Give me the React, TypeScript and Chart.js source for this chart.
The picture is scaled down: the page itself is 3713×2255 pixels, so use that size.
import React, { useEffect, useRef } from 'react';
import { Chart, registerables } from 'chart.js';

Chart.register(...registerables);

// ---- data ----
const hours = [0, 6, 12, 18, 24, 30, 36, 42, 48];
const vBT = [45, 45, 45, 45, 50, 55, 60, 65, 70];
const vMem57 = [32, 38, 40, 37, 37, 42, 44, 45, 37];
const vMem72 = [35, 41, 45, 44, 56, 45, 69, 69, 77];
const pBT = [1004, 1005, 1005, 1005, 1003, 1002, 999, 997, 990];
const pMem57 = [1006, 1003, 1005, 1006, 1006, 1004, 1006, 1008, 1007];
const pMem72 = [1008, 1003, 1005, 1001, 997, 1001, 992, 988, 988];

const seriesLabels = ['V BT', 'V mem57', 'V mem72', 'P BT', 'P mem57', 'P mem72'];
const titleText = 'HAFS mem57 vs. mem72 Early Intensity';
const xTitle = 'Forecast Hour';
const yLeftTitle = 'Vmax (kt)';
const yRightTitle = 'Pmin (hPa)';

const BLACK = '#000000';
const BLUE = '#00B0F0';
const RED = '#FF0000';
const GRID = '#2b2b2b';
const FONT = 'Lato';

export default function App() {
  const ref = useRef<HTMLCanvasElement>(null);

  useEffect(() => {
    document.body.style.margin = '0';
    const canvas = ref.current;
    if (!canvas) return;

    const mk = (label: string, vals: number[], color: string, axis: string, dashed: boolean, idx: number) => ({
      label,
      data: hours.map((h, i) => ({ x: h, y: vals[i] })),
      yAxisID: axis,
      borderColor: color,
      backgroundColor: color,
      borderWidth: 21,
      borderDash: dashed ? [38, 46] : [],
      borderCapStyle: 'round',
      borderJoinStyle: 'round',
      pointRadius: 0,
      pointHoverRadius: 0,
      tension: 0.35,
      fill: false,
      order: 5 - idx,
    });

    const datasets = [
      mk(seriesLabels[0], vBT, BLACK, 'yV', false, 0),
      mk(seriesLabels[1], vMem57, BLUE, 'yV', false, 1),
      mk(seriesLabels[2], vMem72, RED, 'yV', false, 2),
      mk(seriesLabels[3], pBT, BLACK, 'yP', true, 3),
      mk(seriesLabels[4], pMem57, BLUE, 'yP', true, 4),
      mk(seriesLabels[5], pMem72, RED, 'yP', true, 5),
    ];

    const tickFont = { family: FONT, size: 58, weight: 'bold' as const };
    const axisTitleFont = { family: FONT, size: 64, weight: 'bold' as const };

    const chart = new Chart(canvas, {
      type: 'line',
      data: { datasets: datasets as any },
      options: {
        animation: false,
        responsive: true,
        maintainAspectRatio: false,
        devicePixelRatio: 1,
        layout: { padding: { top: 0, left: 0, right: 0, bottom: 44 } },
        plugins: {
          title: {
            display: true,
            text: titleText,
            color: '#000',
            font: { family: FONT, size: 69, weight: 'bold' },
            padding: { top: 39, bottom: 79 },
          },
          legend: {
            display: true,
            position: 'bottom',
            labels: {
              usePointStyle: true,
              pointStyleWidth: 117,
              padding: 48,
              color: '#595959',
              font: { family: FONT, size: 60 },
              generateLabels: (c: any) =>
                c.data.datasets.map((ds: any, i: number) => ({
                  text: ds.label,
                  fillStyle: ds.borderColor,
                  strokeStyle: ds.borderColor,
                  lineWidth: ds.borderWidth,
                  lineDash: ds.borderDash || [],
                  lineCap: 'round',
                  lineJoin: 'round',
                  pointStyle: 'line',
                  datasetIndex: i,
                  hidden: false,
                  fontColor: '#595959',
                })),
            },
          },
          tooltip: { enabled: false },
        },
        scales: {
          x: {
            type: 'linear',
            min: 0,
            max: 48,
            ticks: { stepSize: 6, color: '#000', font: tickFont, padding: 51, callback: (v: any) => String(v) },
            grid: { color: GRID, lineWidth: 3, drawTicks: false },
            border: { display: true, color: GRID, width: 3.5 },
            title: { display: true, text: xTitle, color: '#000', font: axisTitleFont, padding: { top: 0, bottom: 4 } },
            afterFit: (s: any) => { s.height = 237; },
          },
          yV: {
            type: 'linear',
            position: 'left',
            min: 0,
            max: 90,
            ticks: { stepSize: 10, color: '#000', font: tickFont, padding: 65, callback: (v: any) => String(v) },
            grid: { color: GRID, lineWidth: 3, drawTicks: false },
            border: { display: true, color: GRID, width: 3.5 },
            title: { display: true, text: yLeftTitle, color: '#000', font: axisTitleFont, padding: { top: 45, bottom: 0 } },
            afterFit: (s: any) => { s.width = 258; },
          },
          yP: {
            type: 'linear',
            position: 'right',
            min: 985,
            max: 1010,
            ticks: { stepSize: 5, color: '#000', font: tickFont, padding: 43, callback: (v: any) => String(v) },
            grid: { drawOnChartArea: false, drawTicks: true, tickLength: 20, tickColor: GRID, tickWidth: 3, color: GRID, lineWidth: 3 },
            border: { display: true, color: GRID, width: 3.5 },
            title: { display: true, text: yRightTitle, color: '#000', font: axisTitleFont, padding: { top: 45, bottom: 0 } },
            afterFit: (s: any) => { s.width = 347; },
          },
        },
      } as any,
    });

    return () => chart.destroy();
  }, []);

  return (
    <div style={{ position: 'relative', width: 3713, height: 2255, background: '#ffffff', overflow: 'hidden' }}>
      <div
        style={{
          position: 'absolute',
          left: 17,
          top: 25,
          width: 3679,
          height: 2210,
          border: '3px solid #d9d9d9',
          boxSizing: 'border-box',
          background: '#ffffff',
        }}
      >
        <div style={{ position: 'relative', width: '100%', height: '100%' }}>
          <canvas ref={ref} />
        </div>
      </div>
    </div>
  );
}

☆ ☆ ☆ ☆ ☆

- _Instruction_:
Gather all lines where the word "React" appears.

- _Correct output_:
Give me the React, TypeScript and Chart.js source for this chart.
import React, { useEffect, useRef } from 'react';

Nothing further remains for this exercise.